Donald Trump minaccia di imporre dazi del 25% dal prossimo aprile. Ma già la stessa Ue impone dazi e cavilli costosi per le aziende europee.
In un mondo che negli anni ’90 sognava di essere totalmente globalizzato, con la libera circolazione di persone, capitali e merci, sentir parlare ancora di dazi al 2025 fa riflettere non poco. Del resto, a partire dagli anni ’10 del Nuovo Millennio si è assistiti a un contrordine mondiale. Gli Stati hanno ripreso a chiudersi sia commercialmente che amministrativamente, come dimostra, per esempio, la vittoria di Brexit in Gran Bretagna e di Trump negli Usa.
Il 2016 può essere di fatto considerato l’anno 1 di questa nuova fase.
E ora che The Donald è tornato alla Casa Bianca, occorre di nuovo fare i conti con la minaccia dei dazi, che il Tycoon “ha promesso” da aprile. I capi di Stato della sempre più vecchia e povera Europa si stanno affannando per chiedergli uno sconticino e vedremo come andrà a finire. Del resto, Trump ci ha abituati a questa strategia: minacciare la controparte, impaurendola in fase di pre-trattativa, per poi raggiungere un compromesso a suo vantaggio.
Si parla comunque di dazi fino al 25%, il che, oltre a danneggiare noi esportatori, danneggerà comunque anche gli americani stessi, visto che troveranno meno prodotti originali dall’Europa e pure più cari.
Tuttavia, è bene sapere che noi, come stati membri dell’Unione europea, già fronteggiamo dei dazi e pure pesanti. Ecco i numeri.
I dazi dell’Unione europea
Come segnala Il Giornale, Mario Draghi ha ricordato solo poche settimane fa, citando un recente studio del Fondo monetario internazionale, le barriere interne ai 27 Paesi della Ue equivalgono a un dazio del 45% sui beni manifatturieri e una tassa del 110% sui servizi. Tanto che i 27 preferiscono commerciare con Paesi extra Ue.
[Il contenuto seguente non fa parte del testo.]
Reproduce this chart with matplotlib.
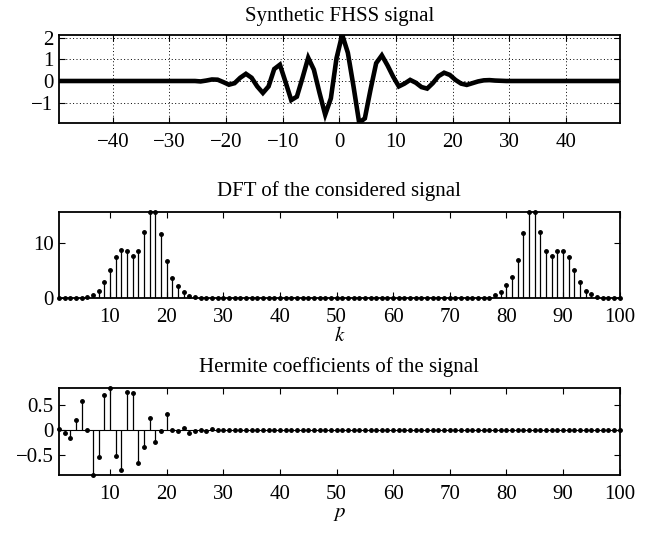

Ancora, solo 2 giorni fa, la Commissione europea ha detto di volere attenuare gli effetti del CSRD e poi del CSDDD e ancora del CBDM. Di cosa si tratta? Di 3 direttive che equivalgono a dazi e a costi in più per le imprese europee rispetto ai concorrenti:
- con la CSRD obblighiamo a costosissime rendicontazioni finanziarie le nostre aziende;
- con la CSDDD pensiamo di controllare la qualità delle catene produttive;
- la CBDM è una vera e propria tassa sul 90 per cento degli importatori di merci.
Il commissario Dombrovskis ha promesso di cancellarle, il che significherebbe oltre 6 miliardi di costi in meno per le imprese europee. Insomma, da trent’anni e passa il nemico ce l’abbiamo in casa, vicino ai nostri confini.